Conspectus
Due to the
overuse of fossil fuels, various detrimental effects
along with the excess CO2 emissions have induced global
warming and sea-level rising. To tackle climate change and provide
a cleaner environment for the air we breathe and water we consume,
the existing energy mix needs to be changed into fossil-free, clean,
renewable energy with zero emission (e.g., fuel cells). While providing
a promising and scalable strategy to the energy and environmental
challenges, renewable energy processes often involve noble-metal-based
catalysts (i.e., Pt, RuO2). However, the disadvantages
of noble-metal-based catalysts, including their high cost and scarcity,
have hampered the large-scale application of renewable energy technologies.
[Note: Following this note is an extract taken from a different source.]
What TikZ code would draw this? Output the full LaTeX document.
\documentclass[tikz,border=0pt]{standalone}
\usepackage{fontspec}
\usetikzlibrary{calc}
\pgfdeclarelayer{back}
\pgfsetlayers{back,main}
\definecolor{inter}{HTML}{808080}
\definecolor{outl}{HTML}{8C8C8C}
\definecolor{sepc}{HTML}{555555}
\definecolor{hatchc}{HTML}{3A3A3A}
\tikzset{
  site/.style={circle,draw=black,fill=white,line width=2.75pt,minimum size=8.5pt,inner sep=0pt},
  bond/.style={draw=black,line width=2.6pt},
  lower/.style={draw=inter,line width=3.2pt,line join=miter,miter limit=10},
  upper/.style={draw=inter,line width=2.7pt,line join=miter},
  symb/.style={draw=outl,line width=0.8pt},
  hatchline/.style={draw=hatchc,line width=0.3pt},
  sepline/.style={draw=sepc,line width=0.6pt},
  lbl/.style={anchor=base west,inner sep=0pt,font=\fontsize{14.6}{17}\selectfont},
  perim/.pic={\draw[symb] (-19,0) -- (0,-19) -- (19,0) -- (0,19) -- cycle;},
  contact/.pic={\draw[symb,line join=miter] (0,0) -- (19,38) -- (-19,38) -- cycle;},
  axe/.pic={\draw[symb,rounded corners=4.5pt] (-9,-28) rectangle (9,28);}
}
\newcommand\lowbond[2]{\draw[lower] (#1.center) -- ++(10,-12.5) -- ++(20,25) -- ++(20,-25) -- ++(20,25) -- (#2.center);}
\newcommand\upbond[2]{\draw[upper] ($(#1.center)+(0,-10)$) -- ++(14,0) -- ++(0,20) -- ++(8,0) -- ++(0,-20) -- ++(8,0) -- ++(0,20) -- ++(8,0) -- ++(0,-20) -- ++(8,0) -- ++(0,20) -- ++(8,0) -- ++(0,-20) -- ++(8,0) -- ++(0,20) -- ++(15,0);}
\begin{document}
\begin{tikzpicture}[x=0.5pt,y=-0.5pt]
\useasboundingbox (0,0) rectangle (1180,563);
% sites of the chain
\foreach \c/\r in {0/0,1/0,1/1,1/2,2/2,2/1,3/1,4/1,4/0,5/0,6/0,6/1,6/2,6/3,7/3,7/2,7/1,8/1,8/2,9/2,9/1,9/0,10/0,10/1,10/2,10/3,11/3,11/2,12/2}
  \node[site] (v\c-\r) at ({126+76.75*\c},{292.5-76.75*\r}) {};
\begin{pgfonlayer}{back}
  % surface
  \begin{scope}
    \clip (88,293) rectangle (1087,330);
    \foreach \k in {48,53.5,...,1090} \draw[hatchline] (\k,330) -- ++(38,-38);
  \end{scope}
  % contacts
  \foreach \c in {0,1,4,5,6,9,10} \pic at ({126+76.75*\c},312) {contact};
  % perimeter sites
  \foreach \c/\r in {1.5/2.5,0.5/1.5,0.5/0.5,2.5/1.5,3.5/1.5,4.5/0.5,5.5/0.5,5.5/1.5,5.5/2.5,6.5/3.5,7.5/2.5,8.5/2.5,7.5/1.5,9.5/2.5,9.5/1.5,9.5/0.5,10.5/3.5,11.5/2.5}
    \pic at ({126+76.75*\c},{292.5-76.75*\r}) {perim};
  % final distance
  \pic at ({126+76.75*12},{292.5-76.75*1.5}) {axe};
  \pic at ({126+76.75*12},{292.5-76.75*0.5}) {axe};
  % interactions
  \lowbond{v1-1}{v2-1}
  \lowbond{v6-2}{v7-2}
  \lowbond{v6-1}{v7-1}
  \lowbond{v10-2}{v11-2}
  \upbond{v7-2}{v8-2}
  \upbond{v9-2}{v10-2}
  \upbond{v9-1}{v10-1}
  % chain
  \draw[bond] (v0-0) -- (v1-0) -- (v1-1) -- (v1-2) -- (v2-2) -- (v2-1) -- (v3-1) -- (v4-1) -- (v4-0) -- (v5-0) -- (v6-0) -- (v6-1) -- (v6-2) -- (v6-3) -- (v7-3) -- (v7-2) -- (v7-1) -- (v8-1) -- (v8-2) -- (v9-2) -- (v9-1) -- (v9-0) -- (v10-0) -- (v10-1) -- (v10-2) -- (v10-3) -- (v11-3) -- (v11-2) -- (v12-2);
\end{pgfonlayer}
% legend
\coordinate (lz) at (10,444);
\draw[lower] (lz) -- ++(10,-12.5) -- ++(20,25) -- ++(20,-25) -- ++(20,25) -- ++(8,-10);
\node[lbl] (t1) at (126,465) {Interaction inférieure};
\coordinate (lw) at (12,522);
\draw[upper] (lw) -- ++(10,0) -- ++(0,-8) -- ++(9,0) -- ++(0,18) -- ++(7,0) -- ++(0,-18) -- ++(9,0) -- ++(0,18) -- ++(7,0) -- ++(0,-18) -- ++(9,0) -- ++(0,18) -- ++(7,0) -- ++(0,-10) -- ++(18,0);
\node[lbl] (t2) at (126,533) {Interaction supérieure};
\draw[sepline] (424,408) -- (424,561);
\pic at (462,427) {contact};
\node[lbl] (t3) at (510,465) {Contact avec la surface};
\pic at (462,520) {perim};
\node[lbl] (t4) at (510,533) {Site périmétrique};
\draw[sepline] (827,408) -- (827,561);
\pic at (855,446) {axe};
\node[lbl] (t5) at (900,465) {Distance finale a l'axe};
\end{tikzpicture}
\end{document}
In 2009, we discovered earth-abundant carbon materials functioning
as efficient low-cost, carbon-based metal-free electrocatalysts (C-MFECs)
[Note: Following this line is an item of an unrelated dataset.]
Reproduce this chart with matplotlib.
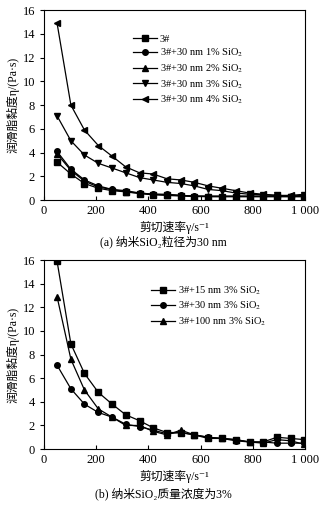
import matplotlib
matplotlib.use('Agg')
import matplotlib.pyplot as plt

plt.rcParams['font.family'] = ['Liberation Serif', 'Noto Sans CJK SC', 'DejaVu Serif']
plt.rcParams['mathtext.fontset'] = 'stix'

# shear rate points (1/s)
rate = [50, 103, 155, 208, 261, 313, 366, 418, 471, 524, 576, 629, 682, 734, 787, 839, 892, 945, 997]

# (a) particle size 30 nm, different contents
base = [3.2, 2.2, 1.4, 1.0, 0.8, 0.7, 0.55, 0.45, 0.4, 0.35, 0.3, 0.3, 0.3, 0.3, 0.3, 0.3, 0.3, 0.3, 0.3]
c1 = [4.1, 2.6, 1.7, 1.2, 0.9, 0.8, 0.6, 0.5, 0.5, 0.4, 0.35, 0.3, 0.3, 0.3, 0.3, 0.3, 0.3, 0.3, 0.3]
c2 = [3.9, 2.5, 1.6, 1.1, 0.9, 0.7, 0.6, 0.5, 0.45, 0.4, 0.35, 0.35, 0.35, 0.35, 0.35, 0.35, 0.35, 0.35, 0.4]
c3 = [7.1, 5.0, 3.8, 3.1, 2.7, 2.3, 1.9, 1.7, 1.5, 1.4, 1.2, 0.9, 0.8, 0.6, 0.5, 0.45, 0.4, 0.3, 0.4]
c4 = [14.9, 8.0, 5.9, 4.6, 3.7, 2.8, 2.3, 2.2, 1.8, 1.7, 1.5, 1.2, 1.0, 0.8, 0.6, 0.5, 0.4, 0.4, 0.5]
labels_a = ['3#', '3#+30 nm 1% SiO$_2$', '3#+30 nm 2% SiO$_2$',
            '3#+30 nm 3% SiO$_2$', '3#+30 nm 4% SiO$_2$']
markers_a = ['s', 'o', '^', 'v', '<']

# (b) content 3%, different sizes
s15 = [15.9, 8.9, 6.4, 4.8, 3.8, 2.9, 2.4, 1.8, 1.4, 1.4, 1.2, 0.9, 0.9, 0.8, 0.6, 0.6, 1.0, 0.9, 0.8]
s30 = [7.1, 5.1, 3.8, 3.1, 2.7, 2.1, 1.9, 1.6, 1.3, 1.4, 1.2, 1.0, 0.9, 0.7, 0.6, 0.6, 0.5, 0.5, 0.5]
s100 = [12.9, 7.6, 5.0, 3.4, 2.7, 2.0, 2.0, 1.5, 1.2, 1.6, 1.2, 1.0, 0.9, 0.8, 0.6, 0.5, 0.8, 0.7, 0.4]
labels_b = ['3#+15 nm 3% SiO$_2$', '3#+30 nm 3% SiO$_2$', '3#+100 nm 3% SiO$_2$']
markers_b = ['s', 'o', '^']

xticks = [0, 200, 400, 600, 800, 1000]
xticklabels = ['0', '200', '400', '600', '800', '1 000']
yticks = [0, 2, 4, 6, 8, 10, 12, 14, 16]

fig = plt.figure(figsize=(3.26, 5.08), dpi=100)
ax1 = fig.add_axes([0.135, 0.606, 0.801, 0.374])
ax2 = fig.add_axes([0.135, 0.116, 0.801, 0.372])

def style(ax):
    ax.set_xlim(0, 1000)
    ax.set_ylim(0, 16)
    ax.set_xticks(xticks)
    ax.set_xticklabels(xticklabels)
    ax.set_yticks(yticks)
    ax.tick_params(axis='x', direction='in', length=3, labelsize=9, top=False)
    ax.tick_params(axis='y', direction='out', length=3, labelsize=9, right=False)
    for sp in ax.spines.values():
        sp.set_linewidth(0.8)
    ax.set_xlabel('剪切速率γ/s⁻¹', fontsize=8.5, labelpad=3)
    ax.set_ylabel('润滑脂黏度η/(Pa·s)', fontsize=8.5, labelpad=2)

for ys, m, lab in zip([base, c1, c2, c3, c4], markers_a, labels_a):
    ax1.plot(rate, ys, color='black', marker=m, markersize=4, linewidth=0.9, label=lab)
style(ax1)
ax1.legend(loc='upper left', bbox_to_anchor=(0.32, 0.9), frameon=False, fontsize=7.5,
           handlelength=2.3, handletextpad=0.3, labelspacing=0.3, borderpad=0)
fig.text(0.5, 0.523, '(a) 纳米SiO₂粒径为30 nm', ha='center', va='center', fontsize=8.5)

for ys, m, lab in zip([s15, s30, s100], markers_b, labels_b):
    ax2.plot(rate, ys, color='black', marker=m, markersize=4, linewidth=0.9, label=lab)
style(ax2)
ax2.legend(loc='upper left', bbox_to_anchor=(0.39, 0.9), frameon=False, fontsize=7.5,
           handlelength=2.3, handletextpad=0.3, labelspacing=0.3, borderpad=0)
fig.text(0.5, 0.027, '(b) 纳米SiO₂质量浓度为3%', ha='center', va='center', fontsize=8.5)

fig.savefig('out.png', dpi=100)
attractive for renewable energy and environmental remediation. Since
then, C-MFECs have become an emerging new research field over the
world. They are demonstrated to be efficient multifunctional catalysts
for various key reactions important to renewable energy and environmental
technologies, including oxygen reduction reaction (ORR), hydrogen
evolution reaction (HER), oxygen evolution reaction (OER), CO2 reduction reaction (CO2RR), and N2 reduction
reaction (NRR), to name a few. Charge transfer/redistribution induced
by heteroatom (e.g., N) and/or defect doping was recognized as the
driving force for the metal-free catalytic activities. This finding
has been used as a guidance to design and develop various new and
multifunctional C-MFECs for many reactions even beyond the renewable
energy and environmental remediation. In this Account, we first summarize
our previous work on the development and mechanistic understanding
of C-MFECs for ORR, HER, and OER to promote renewable energy conversion
and storage. Then, we present recent advances in C-MFECs for new important
reactions for environment remediation (e.g., CO2RR, NRR),
seawater splitting, and metal–CO2 batteries. However,
different dopant locations for C-MFECs even with the same doping element
and content can cause variable catalytic properties for heteroatom-doped
carbon materials. Therefore, vast opportunities remain for further
developing numerous innovative C-MFECs with defined structures to
gain a better understanding of their structure-based properties. In
this context, we finally conclude with the current challenges and
future perspectives in this exciting field.